Abstract

The word glass is derived from a late-Latin term glæsum to mean a lustrous and transparent material. Glassy substances are also called vitreous, originating from Latin word vitrum (clear). The history of glass as glazed stone beads goes back perhaps as much as 12,000 years. As independent objects, glassware was available ~5000 years ago. The most important technological developments in glass, perhaps as the glass window, were sponsored by the Christian Church during the Middle Ages on the European continent. Although transparency, luster, and durability against elements of nature are neither sufficient nor necessary to describe glass, they remain some of the key characteristics of glass that are important to large-scale commercialization.
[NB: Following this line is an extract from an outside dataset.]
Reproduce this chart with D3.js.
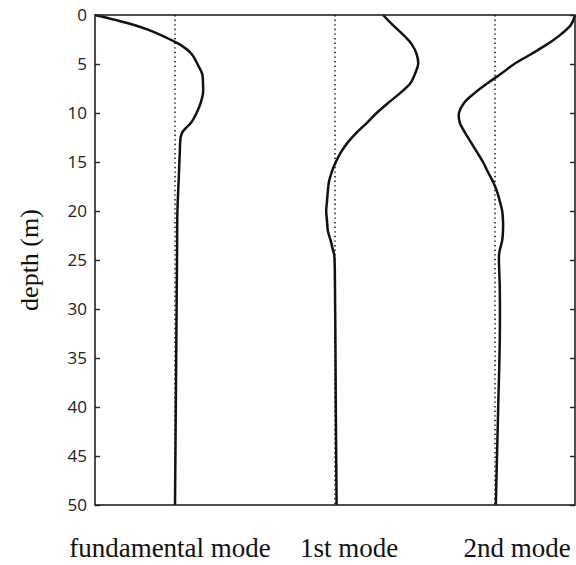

More than 95% of the commercial tonnage is oxide glasses, of which the vast majority is silica based. Vitreous silica, soda lime silicate, borosilicate, lead silicate, aluminosilicate, and optical glasses are the primary glass families. Of the nonoxide glasses, those of significant commercial interest are the heavy metal fluoride glasses (HMFG), the amorphous semiconductor and chalcogenide group, and glassy metals. Of these, the amorphous semiconductors and the chalcogenides form the basis of miniaturization of the computer as switching and memory devices, solar cell (photovoltaics), and the xerographic process (photoconductivity). Glass is also found in nature. The more important and interesting examples are volcanic glass (obsidians), lunar glass, and tektites (generally thought to be fused ejecta from a meteorite impact).